**Given request**: What are the lines from the one with "Rebuild this chart" through the one with "import matplotlib.pyplot as plt", inclusive? Output them exactly, and leave out the pictures.

(Data extracted from a collection)
>>

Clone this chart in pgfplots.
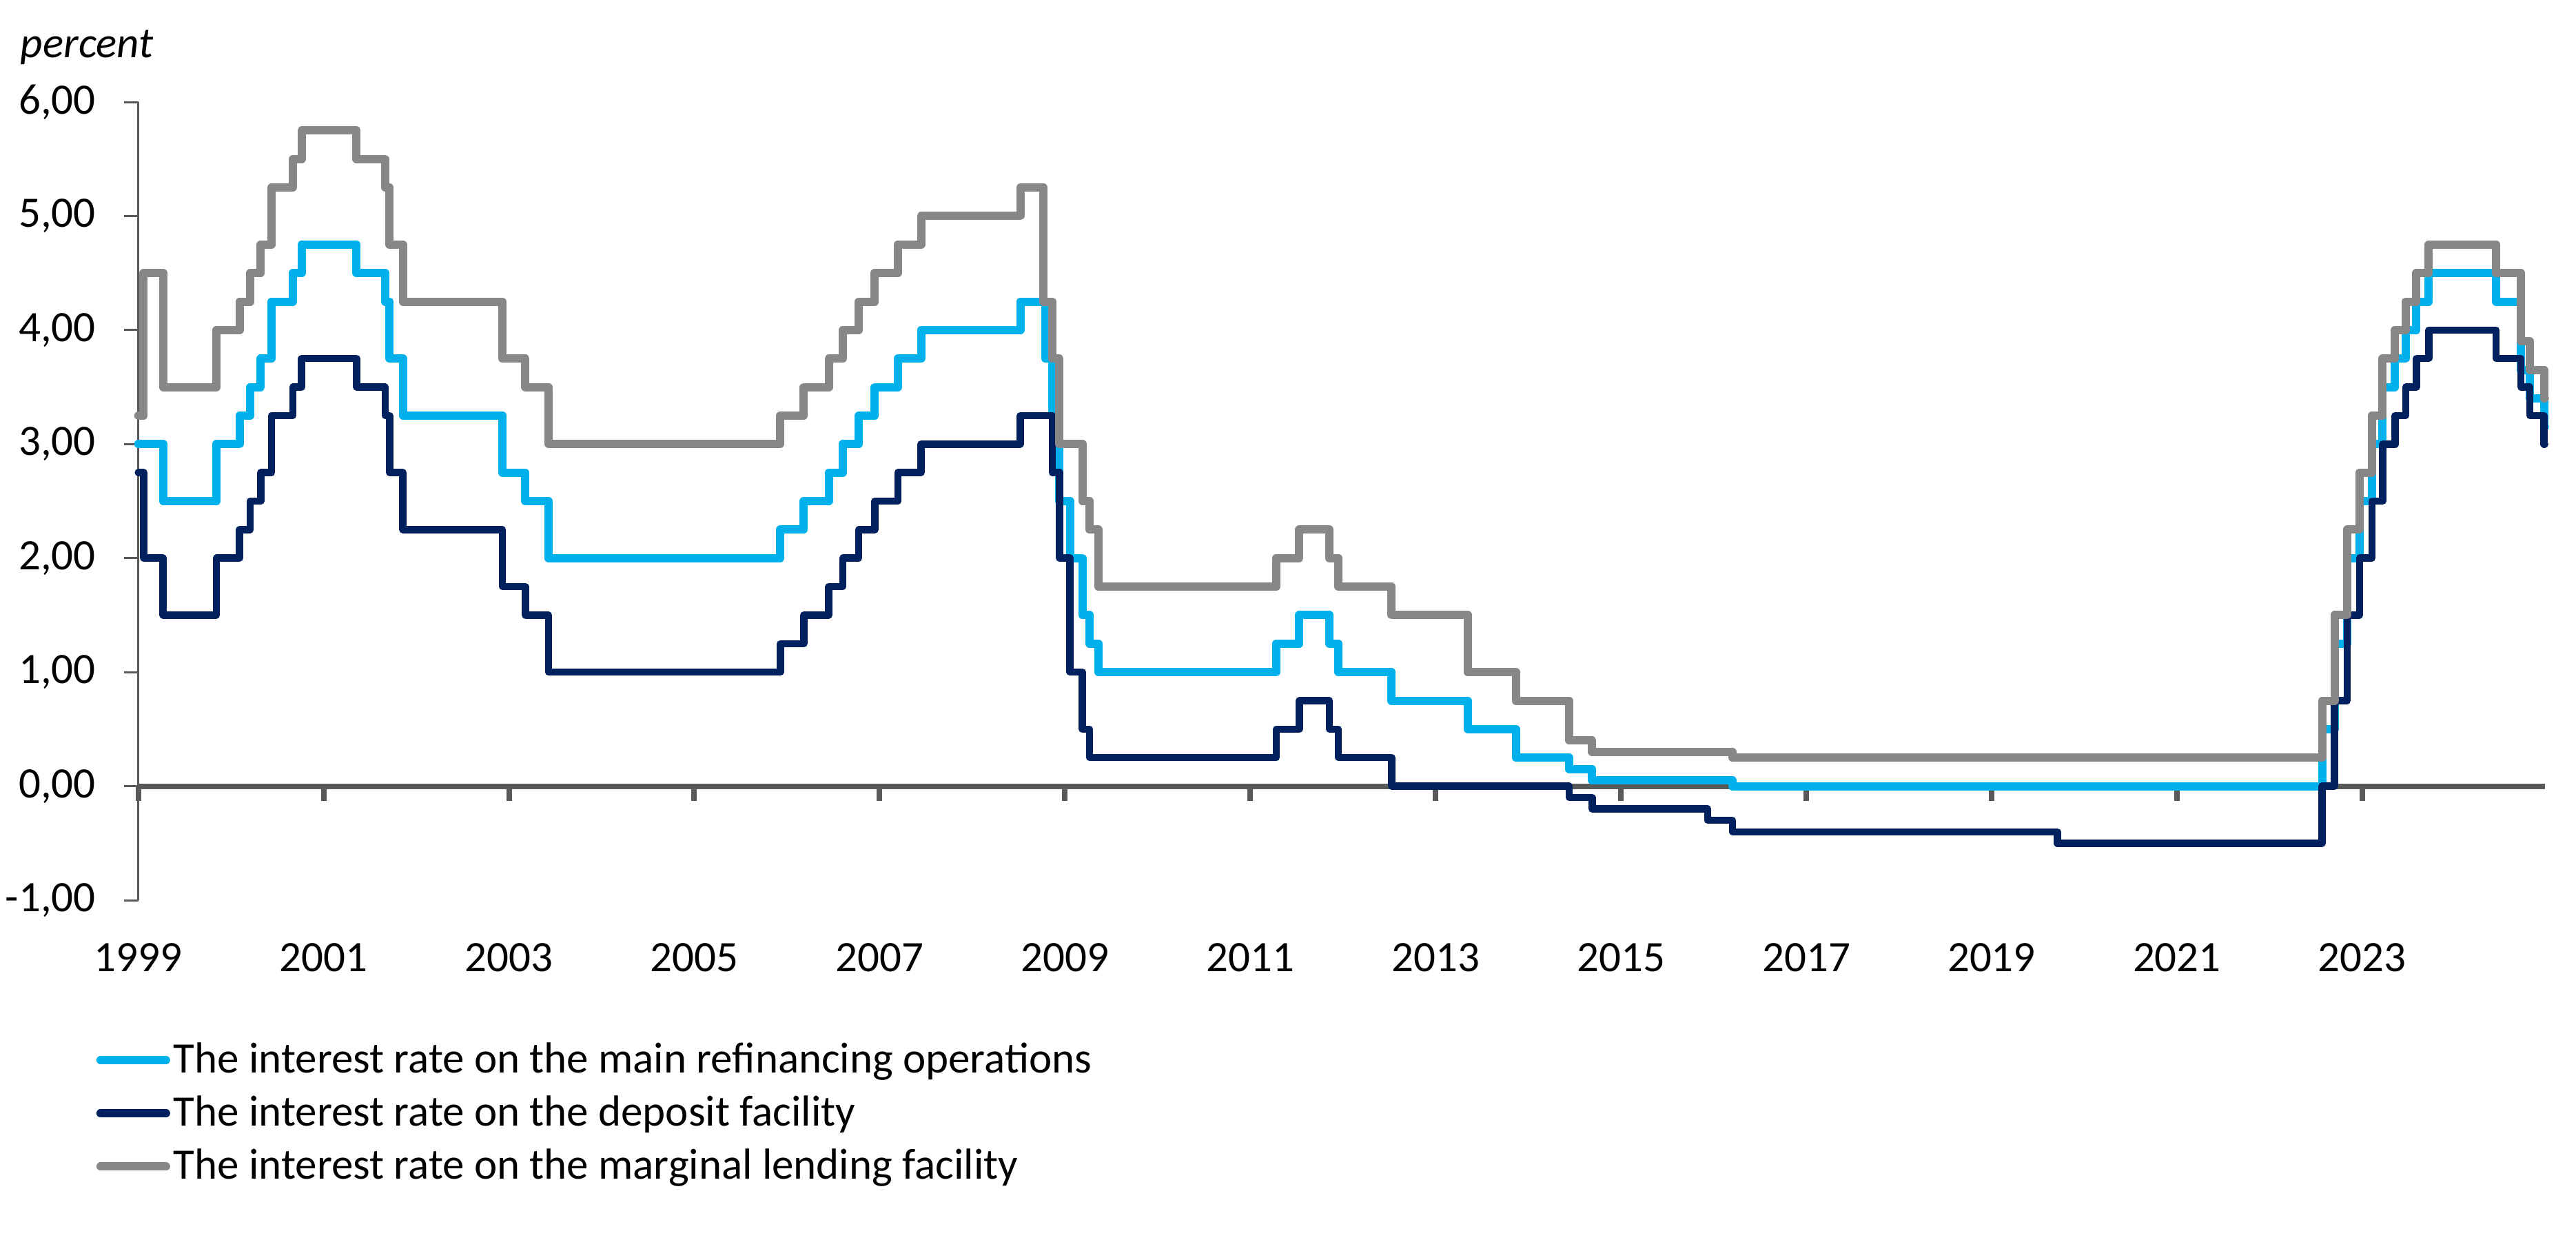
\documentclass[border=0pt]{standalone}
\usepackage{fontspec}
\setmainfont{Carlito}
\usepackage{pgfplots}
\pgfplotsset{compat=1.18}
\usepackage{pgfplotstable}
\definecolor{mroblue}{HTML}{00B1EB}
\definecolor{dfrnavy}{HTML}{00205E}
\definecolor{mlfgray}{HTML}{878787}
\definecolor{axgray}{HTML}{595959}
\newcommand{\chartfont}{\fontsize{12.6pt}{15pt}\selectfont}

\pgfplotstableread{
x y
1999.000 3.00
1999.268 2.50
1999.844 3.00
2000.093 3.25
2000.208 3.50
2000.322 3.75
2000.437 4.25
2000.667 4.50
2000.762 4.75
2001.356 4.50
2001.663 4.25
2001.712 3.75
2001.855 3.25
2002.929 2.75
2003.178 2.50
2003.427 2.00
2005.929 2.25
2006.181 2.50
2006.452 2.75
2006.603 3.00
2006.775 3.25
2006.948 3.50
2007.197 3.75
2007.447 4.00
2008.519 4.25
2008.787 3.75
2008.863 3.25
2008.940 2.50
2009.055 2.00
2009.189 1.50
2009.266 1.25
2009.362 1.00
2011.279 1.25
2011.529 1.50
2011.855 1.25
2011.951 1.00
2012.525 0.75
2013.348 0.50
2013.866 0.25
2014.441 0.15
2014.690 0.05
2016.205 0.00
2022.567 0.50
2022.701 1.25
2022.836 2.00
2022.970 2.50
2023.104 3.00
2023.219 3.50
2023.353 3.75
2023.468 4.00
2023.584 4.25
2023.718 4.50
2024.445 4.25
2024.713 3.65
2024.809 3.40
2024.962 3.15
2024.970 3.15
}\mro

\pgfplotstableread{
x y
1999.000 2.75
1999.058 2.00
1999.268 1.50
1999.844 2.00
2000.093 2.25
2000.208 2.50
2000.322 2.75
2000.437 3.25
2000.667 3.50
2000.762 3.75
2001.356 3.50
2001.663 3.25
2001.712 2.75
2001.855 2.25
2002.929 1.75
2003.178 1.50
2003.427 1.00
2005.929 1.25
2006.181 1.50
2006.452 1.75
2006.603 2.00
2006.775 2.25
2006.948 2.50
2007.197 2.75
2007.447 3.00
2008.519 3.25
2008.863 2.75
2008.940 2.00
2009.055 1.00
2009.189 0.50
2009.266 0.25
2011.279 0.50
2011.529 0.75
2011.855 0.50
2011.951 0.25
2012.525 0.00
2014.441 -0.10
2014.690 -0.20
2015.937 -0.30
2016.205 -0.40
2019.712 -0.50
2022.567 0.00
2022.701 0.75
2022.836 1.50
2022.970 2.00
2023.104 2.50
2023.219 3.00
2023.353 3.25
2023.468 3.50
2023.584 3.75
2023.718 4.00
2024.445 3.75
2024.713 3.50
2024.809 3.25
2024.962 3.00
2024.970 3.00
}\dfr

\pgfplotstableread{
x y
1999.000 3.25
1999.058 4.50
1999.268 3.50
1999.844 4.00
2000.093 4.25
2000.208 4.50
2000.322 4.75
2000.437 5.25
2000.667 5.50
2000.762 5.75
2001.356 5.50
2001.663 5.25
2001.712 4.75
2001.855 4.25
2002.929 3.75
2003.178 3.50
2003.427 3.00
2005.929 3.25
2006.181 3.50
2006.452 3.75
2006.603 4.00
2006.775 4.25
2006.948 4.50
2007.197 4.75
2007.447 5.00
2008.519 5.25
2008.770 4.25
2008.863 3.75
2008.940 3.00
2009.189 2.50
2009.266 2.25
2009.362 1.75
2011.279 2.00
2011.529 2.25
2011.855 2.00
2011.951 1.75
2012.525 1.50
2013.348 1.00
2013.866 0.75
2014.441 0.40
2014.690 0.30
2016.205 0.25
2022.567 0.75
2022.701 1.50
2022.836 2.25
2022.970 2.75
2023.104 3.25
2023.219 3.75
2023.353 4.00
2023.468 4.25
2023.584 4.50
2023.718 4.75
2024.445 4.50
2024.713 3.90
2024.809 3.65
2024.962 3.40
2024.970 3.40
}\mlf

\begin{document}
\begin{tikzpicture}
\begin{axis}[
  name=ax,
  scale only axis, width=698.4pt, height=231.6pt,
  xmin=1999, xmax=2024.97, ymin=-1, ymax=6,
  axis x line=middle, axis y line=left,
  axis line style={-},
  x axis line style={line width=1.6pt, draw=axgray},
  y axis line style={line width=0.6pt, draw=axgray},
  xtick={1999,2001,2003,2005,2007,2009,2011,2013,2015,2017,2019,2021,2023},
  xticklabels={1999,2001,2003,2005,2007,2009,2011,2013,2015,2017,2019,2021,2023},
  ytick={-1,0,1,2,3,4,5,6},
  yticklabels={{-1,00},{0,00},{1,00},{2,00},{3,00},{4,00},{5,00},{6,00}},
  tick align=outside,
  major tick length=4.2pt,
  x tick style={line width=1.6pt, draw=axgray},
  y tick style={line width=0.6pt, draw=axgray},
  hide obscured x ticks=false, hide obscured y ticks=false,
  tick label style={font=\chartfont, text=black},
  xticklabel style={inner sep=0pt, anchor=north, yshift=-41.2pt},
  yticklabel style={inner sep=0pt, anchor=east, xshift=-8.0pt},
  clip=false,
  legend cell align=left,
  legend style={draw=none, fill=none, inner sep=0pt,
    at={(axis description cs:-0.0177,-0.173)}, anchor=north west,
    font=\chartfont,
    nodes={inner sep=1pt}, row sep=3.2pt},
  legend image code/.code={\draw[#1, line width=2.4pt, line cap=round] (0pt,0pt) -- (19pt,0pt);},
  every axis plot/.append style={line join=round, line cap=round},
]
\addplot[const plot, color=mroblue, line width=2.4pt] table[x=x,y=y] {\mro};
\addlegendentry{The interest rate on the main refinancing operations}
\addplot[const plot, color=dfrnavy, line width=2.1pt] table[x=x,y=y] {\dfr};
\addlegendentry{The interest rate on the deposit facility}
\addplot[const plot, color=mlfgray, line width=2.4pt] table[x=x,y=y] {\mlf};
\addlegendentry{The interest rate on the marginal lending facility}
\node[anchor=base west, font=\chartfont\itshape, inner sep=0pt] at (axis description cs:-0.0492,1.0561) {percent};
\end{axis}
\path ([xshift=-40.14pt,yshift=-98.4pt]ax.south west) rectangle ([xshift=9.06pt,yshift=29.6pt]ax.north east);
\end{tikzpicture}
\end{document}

<<
>>

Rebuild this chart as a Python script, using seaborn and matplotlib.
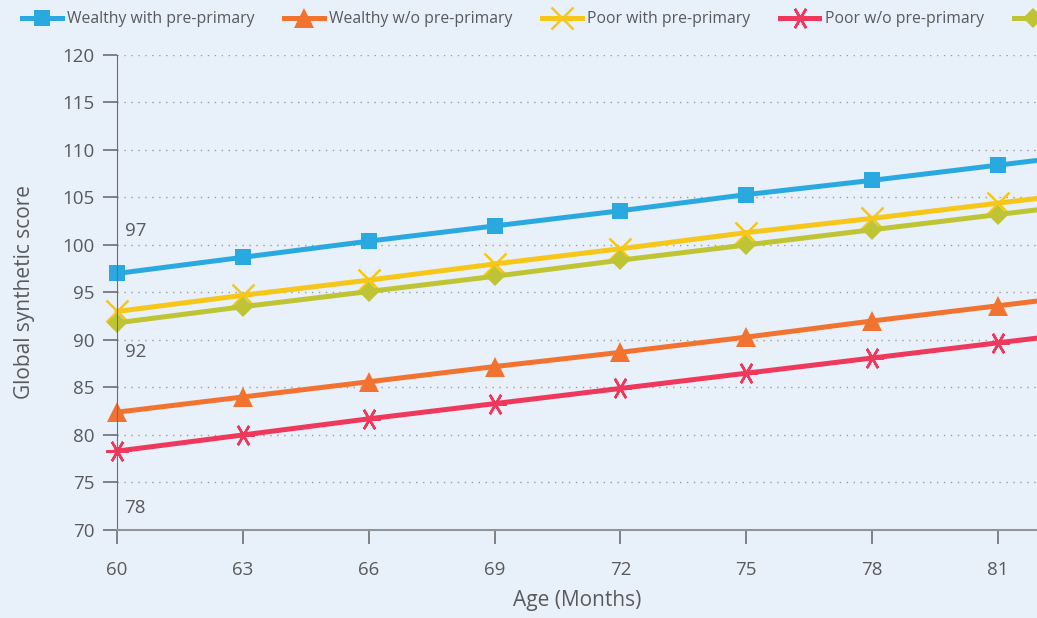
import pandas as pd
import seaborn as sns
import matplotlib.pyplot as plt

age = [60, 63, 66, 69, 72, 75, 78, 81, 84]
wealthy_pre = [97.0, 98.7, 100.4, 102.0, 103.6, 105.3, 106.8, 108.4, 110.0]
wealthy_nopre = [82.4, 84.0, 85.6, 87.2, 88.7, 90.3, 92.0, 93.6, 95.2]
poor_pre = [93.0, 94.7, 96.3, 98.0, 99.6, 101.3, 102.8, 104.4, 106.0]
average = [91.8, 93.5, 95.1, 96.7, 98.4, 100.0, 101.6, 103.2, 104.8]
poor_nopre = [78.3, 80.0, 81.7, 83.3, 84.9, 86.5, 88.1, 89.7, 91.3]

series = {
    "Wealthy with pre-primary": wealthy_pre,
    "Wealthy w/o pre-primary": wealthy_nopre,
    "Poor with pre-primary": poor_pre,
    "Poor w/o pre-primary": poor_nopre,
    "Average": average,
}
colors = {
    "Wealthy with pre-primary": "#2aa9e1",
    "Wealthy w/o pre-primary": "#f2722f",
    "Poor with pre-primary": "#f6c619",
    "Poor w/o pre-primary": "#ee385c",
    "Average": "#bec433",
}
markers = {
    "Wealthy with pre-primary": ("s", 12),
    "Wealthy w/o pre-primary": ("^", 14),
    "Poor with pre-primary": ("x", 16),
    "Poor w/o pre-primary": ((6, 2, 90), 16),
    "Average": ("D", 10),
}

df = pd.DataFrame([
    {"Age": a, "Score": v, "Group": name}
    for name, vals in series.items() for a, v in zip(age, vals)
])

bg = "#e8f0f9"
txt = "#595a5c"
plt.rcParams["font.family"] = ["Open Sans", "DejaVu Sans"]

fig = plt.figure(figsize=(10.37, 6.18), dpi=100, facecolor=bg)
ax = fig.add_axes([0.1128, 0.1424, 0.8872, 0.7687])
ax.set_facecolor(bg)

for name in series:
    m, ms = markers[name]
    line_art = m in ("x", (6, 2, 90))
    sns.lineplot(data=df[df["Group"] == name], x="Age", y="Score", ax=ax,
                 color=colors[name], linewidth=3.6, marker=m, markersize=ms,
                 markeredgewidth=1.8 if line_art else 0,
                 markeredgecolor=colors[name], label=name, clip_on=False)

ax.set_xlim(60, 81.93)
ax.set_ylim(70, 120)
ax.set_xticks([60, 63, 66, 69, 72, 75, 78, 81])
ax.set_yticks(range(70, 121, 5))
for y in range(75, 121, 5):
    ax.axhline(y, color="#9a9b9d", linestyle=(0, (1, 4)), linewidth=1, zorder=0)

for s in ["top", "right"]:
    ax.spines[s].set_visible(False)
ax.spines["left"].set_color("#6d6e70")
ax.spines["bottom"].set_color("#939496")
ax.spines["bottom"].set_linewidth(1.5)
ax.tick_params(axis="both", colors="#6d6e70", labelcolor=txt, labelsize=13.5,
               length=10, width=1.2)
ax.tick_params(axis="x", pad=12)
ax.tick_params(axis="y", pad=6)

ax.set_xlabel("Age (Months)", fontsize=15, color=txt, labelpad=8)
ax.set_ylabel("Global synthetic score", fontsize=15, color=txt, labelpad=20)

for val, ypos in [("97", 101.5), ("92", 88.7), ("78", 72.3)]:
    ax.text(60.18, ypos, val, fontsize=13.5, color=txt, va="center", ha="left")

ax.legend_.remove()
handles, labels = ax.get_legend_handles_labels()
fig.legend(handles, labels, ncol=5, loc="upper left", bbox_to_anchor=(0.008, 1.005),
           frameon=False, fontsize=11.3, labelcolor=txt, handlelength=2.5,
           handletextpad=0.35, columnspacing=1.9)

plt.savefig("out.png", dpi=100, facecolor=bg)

<<
>>

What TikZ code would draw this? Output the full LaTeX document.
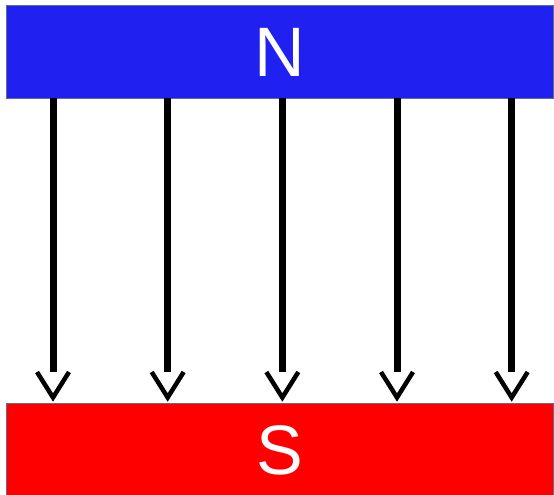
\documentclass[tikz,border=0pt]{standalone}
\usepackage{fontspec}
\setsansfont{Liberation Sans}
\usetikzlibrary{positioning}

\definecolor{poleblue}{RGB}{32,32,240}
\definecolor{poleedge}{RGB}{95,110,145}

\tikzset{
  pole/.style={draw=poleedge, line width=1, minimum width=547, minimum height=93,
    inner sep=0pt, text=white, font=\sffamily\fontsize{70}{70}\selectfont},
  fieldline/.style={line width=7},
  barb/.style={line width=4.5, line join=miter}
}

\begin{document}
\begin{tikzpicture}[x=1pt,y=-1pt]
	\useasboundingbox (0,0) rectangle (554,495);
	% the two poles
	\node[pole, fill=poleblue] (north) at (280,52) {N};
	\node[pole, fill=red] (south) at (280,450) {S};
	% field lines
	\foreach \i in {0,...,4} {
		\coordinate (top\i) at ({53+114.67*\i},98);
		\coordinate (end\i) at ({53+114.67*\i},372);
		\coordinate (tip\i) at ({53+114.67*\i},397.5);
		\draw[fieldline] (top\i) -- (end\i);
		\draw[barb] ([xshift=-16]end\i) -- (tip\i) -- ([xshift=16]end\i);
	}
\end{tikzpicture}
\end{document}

<<

**Expected answer**:
Rebuild this chart as a Python script, using seaborn and matplotlib.
import pandas as pd
import seaborn as sns
import matplotlib.pyplot as plt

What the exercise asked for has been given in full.